The initially lesser thread is that of the typically unprotected and powerless Mexican village at the mercy of an evil Federale (Jordi Mollà), with its put-upon Padre (Joaquim de Almeida) praying for Magnificent Seven (1960 / trailer or 2016 / trailer) salvation, while the main narrative concerns a nameless cowboy (Estevez) on the run from a huge private posse of a revenge-driven man (Howie Long) and who teams up with a one-legged former Confederate soldier named Dooley (Forsythe) to locate a hidden treasure once intended to finance the resurgence of the Old South. (And, one assumes, bring slavery back.) As Confederate treasures tend to be, this one is also being sought by an evil Yankee,* the Red Leg Col. Skinner (Jonathan Banks).

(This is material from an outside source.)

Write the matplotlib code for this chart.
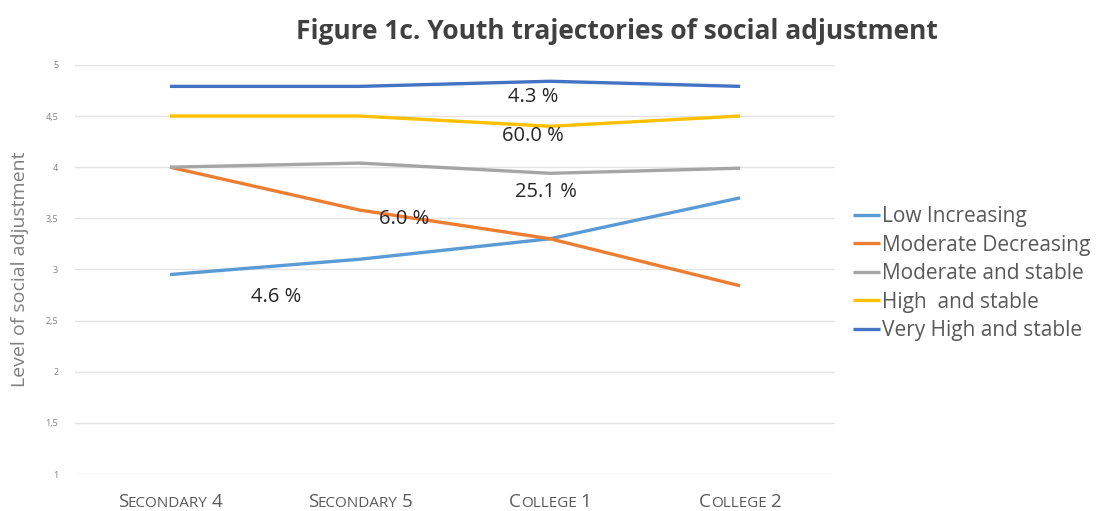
import matplotlib.pyplot as plt
from matplotlib.transforms import IdentityTransform

# data
waves = ["Secondary 4", "Secondary 5", "College 1", "College 2"]
low_increasing = [2.95, 3.10, 3.30, 3.70]
moderate_decreasing = [4.00, 3.58, 3.30, 2.84]
moderate_stable = [4.00, 4.04, 3.94, 3.99]
high_stable = [4.50, 4.50, 4.40, 4.50]
very_high_stable = [4.79, 4.79, 4.84, 4.79]

series_names = ["Low Increasing", "Moderate Decreasing", "Moderate and stable",
                "High  and stable", "Very High and stable"]
series_colors = ["#5B9BD5", "#ED7D31", "#A5A5A5", "#FFC000", "#4472C4"]

# group share labels (text, x position, y position)
share_text = ["4.3 %", "60.0 %", "25.1 %", "6.0 %", "4.6 %"]
share_x = [2.41, 2.41, 2.48, 1.73, 1.06]
share_y = [4.69, 4.30, 3.76, 3.49, 2.73]

yticks = [1, 1.5, 2, 2.5, 3, 3.5, 4, 4.5, 5]

plt.rcParams['font.family'] = ['Open Sans', 'DejaVu Sans']

fig = plt.figure(figsize=(11.18, 5.11), dpi=100)
ax = fig.add_axes([0.067, 0.0724, 0.68, 0.8006])

x = [i + 0.5 for i in range(len(waves))]
all_series = [low_increasing, moderate_decreasing, moderate_stable,
              high_stable, very_high_stable]
for vals, name, col in zip(all_series, series_names, series_colors):
    ax.plot(x, vals, color=col, linewidth=2.4, label=name, solid_capstyle='butt')

for t, sx, sy in zip(share_text, share_x, share_y):
    ax.text(sx, sy, t, ha='center', va='center', fontsize=14.5, color='#262626')

ax.set_xlim(0, 4)
ax.set_ylim(1, 5)
ax.set_yticks(yticks)
ax.set_yticklabels([f"{v:g}".replace(".", ",") for v in yticks],
                   fontsize=6.5, color='#7F7F7F')
ax.set_xticks(x)
ax.set_xticklabels([])
ax.tick_params(axis='both', length=0)
ax.tick_params(axis='y', pad=12)
ax.grid(axis='y', color='#E3E3E3', linewidth=1)
ax.set_axisbelow(True)
for s in ax.spines.values():
    s.set_visible(False)

ax.set_ylabel("Level of social adjustment", fontsize=14, color='#7F7F7F', labelpad=12)

fig.text(0.552, 0.938, "Figure 1c. Youth trajectories of social adjustment",
         ha='center', va='center', fontsize=19, fontweight='bold', color='#404040')

leg = ax.legend(loc='upper left', bbox_to_anchor=(1.012, 0.675), frameon=False,
                fontsize=15, handlelength=1.3, handletextpad=0.1,
                labelspacing=0.36, borderaxespad=0)
for txt in leg.get_texts():
    txt.set_color('#595959')

# small-caps tick labels for the waves, built piece by piece in pixels
renderer = fig.canvas.get_renderer()
big, small = 13.5, 11
baseline_px = 511 - 507
for xi, w in zip(x, waves):
    pieces = []
    for word in w.split(" "):
        if word.isdigit():
            pieces.append((word, big))
        else:
            pieces.append((word[0].upper(), big))
            pieces.append((word[1:].upper(), small))
        pieces.append((" ", small))
    pieces = pieces[:-1]
    arts = []
    widths = []
    for txt, size in pieces:
        a = fig.text(0, baseline_px, txt, fontsize=size, color='#595959',
                     va='baseline', ha='left', transform=IdentityTransform())
        if txt == " ":
            wpx = size * 0.26 * 100 / 72
        else:
            wpx = a.get_window_extent(renderer).width
        arts.append(a)
        widths.append(wpx)
    cx = ax.transData.transform((xi, 1))[0]
    left = cx - sum(widths) / 2
    for a, wpx in zip(arts, widths):
        a.set_x(left)
        left += wpx

fig.savefig("out.png", dpi=100)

The problem shared by both Skinner and Dooley is that each possesses only a fourth of the treasure map which, unlike in Lust in the Dust (1984), is not etched upon the skin of female buttocks but on four different gun holsters....

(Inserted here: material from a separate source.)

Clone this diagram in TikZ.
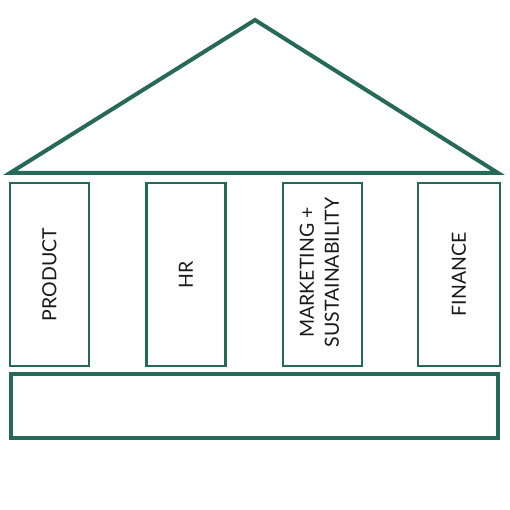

* Is there any such thing but a good Confederate and an evil Yankee?
Shootouts, fistfights, a prison breakout, robbed graves and wild chases on horseback ensue — all well-seasoned with some great dialogue and an occasional understated visual joke — and suddenly, efficiently, the narrative threads do meet. Amidst it all, Estevez is probably the weakest link, but once you get used to his milquetoast appearance and can concentrate on the action and sequence of events, Dollar for the Dead becomes a truly fun and entertaining oater. Cinematographically, as mentioned, it never reaches the levels of a truly good Western, but then it also has no real artistic or psychological or interpretational agenda. It wants to entertain, to be an enjoyable Western, and that is what it is.
If you don't expect too much and don't think too much, you'll probably find Dollar for the Dead a great film to watch with your cowboy-loving kid, if not with anyone who has a penchant for unpretentious, action-heavy Westerns with huge body counts.